I'm going to just use square plates. I could use circles or whatever, but no matter the shape it's going to weight the same etc.

$A = l^{2}$
A is the area
l is the length

Solving for the length I get

$l = \sqrt{A} = \sqrt{3.033*10^{10} m^{2}} ≈ 1.742*10^5 m$

Going back to this equation

$V = V_{d}d$

I can now solve for the distance between the capacitors

$d = \frac{V}{V_{d}} = \frac{(220 V)(nm)m}{(.1 V)10^{9}nm} = 2.2*10^{-6} m$

Going back to the restrictions on the machine the dialectic must be between 10 nm and 10 μm. Checking that these conditions are met I convert these values to meters

$\frac{10 (nm)m}{10^{9} nm} = 1*10^{-8} m$
$\frac{10 (μm)m}{10^{6} μm} = 1*10^{-5} m$

So it looks like I meet these restrictions or am I doing something wrong as this is a huge capacitor.

Also what does the thickness of the metal plates have to do with anything? Why does the assignment mention that it has a restriction on it's thickness. My guess is it just make it as small as possible and to use the metal which weighs the least. I'm kind of confused.

Last edited: Mar 24, 2013
16. Mar 24, 2013

### Simon Bridge

... see post #4.
What electrical property of a metal depends on it's thickness?
Do you have an equation that relates some electrical property to a thickness or a length?

You are now on the right track -
You have been provided with a great deal of information to digest all at once ... just take it one step at a time.

17. Mar 24, 2013

### GreenPrint

Oh lol I always spell that wrong.

I honestly don't know if I know the answer to this question. My first thought was charge. However all the charge accumulates on the faces of the plates so it has nothing to do with this. I thought perhaps the electric field, but that's only inside the dielectric =). It's been a semester since I have taken electromagnetism. I'm not sure what property you are refereeing to.

Oh the resistance of the plates? This is dependent on the thickness of the metal, but what does this resistance matter? Hm. I'm not really sure about this.
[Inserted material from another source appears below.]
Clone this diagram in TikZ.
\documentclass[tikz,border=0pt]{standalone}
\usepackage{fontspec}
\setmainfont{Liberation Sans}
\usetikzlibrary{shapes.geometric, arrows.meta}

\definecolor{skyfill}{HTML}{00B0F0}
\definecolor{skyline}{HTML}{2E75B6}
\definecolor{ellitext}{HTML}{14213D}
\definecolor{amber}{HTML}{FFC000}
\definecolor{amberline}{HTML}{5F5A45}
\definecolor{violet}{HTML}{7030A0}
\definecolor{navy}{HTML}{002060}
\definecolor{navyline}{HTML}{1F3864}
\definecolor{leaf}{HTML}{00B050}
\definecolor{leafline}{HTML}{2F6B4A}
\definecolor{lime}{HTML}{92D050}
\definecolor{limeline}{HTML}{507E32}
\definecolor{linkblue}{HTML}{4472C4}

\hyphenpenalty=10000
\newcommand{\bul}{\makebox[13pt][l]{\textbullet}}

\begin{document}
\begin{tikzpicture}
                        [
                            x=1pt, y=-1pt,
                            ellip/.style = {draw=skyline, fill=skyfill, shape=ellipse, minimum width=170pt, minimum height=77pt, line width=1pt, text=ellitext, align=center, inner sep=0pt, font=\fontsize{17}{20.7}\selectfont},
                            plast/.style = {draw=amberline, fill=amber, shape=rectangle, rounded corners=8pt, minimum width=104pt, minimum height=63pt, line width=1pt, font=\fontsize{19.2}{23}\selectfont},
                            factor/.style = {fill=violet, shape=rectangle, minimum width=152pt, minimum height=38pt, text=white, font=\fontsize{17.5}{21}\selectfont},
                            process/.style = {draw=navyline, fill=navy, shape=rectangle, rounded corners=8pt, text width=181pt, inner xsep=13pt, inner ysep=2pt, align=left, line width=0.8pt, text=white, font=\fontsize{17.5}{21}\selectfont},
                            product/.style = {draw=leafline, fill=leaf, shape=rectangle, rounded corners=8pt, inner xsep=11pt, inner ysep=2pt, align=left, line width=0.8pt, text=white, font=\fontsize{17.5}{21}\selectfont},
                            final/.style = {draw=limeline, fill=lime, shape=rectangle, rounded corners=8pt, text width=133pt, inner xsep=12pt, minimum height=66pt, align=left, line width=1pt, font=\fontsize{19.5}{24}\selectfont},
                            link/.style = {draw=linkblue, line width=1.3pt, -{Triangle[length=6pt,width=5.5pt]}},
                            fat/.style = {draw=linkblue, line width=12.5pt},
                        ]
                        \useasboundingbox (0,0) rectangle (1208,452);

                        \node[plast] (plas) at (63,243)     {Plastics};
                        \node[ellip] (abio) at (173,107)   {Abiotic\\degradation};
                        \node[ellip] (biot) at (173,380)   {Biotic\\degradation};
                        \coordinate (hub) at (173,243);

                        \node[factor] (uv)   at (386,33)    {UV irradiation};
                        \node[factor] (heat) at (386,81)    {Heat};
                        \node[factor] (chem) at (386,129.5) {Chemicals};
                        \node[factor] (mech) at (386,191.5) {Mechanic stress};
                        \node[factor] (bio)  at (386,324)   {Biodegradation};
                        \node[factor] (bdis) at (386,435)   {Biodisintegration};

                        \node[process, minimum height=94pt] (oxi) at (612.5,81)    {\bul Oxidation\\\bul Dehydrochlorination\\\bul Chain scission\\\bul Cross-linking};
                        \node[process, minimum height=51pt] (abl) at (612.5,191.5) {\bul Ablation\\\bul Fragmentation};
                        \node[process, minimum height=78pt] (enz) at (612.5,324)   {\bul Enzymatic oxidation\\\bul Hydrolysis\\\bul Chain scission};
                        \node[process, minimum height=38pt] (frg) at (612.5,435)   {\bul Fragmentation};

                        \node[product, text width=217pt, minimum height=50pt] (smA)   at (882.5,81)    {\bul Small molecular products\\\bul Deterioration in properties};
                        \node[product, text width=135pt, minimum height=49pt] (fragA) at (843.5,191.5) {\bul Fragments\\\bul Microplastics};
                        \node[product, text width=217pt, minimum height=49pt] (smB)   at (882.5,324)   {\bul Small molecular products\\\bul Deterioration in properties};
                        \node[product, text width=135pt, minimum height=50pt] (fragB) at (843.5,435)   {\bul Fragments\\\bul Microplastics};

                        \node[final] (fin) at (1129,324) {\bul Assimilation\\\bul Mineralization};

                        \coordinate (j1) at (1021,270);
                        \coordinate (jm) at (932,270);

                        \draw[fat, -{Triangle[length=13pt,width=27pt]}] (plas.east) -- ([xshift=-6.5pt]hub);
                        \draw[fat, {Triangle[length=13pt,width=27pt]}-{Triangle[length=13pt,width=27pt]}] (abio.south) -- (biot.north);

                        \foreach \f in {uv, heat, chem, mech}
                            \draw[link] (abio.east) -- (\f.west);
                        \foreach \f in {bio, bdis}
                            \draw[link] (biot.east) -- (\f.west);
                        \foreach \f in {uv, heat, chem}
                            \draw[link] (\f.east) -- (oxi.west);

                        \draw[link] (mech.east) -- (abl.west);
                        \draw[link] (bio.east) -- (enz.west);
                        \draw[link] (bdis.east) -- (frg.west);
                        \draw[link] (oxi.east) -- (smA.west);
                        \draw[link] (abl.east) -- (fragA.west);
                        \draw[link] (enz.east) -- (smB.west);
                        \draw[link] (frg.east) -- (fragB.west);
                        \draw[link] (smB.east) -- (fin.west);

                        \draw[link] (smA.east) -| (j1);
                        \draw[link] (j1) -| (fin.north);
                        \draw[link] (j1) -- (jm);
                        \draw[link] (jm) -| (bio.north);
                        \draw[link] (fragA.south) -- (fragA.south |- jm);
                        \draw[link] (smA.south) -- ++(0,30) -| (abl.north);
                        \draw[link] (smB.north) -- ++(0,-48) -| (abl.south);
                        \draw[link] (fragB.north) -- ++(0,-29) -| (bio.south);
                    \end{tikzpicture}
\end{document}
I just assumed the plates have zero resistance.

Other than this property I don't think I'm aware of any others.

18. Mar 24, 2013

### Simon Bridge

Is that a good assumption considering that you have been supplied with the resistivities of different metals?
OR are you expecting to use those in a different context?

The DC resistance of the capacitor will affect it's performance. i.e. the maximum current flows when you short-circuit the capacitor (after charging it to it's maximum rated voltage).

Any real capacitor is modeled by an ideal capacitance in series with a small resistance.

19. Mar 24, 2013

### GreenPrint

Hm very interesting. Lets see here.

$P = \frac{V^{2}}{R}$
P is the power - this is given in the problem to be 100 hp
V is the voltage - I choose 220 V
R is the resistance

Solving for resistance

$R = \frac{V^{2}}{P} = \frac{(220 V)^{2}(hp)}{(110 hp)(745.699822 W)} ≈ .649 Ω$

$R = \frac{ρl}{A}$
R is the resistance
ρ is the resistivity of the metal
A is the area - this was already calculated to be $3.033*10^{10} m$
l is the length (in this case the thickness)

So solving for thickness I got

$l = \frac{AR}{ρ}$

Now I only have two metals which are the aluminum and graphite, I also got to take into consideration their weight densities when choosing a metal. I can't just pick a metal because I would have to calculate the weight after first calculating the thickness.

$ρ_{R, aluminum} = 2.82*10^{-8} Ωm, ρ_{aluminum} = 2.7 \frac{g}{cm^{3}}$
$ρ_{R, graphite} = 1*10^{-5} Ωm, ρ_{graphite} = 2.1 \frac{g}{cm^{3}}$

I'm going to convert the restrictions on the metal now
$10 μm = 1*10^{-5} m$
$\frac{(10 cm)m}{100 cm} = .1 m$

I also be using the following formula to calculate mass

m = Vρ
m is the mass
V is the volume
ρ is the mass density

or in the case of a rectangular 3d shape

m = Alρ
A is the face area
l is the thickness
ρ is the mass density

I will then use the following formula to calculate the weight
$F_{g} = mg$
$F_{g}$ is the force of gravity on the object
m is the mass of the object
g is gravity (I will use 9.81 $\frac{m}{s^{2}}$)

Combing these equations I get

$F_{g} = Alρg$

For aluminum
$l = \frac{AR}{ρ} = \frac{(3.033*10^{10} m^{2})(.649 Ω)}{(2.82*10^{-8} Ωm)} ≈ 6.980*10^{17} m$

Hm dosen't seem like aluminum will work on this one...

For graphite
$l = \frac{AR}{ρ} = \frac{(3.033*10^{10} m^{2})(.649 Ω)}{(1*10^{-5} Ωm)} ≈ 1.968 m$

It looks like I'm screwed or did I do something wrong because this dosen't meet the thickness requirements that the machine can make?

20. Mar 25, 2013

### Simon Bridge

So check your figures - you may have to go back and try a different design.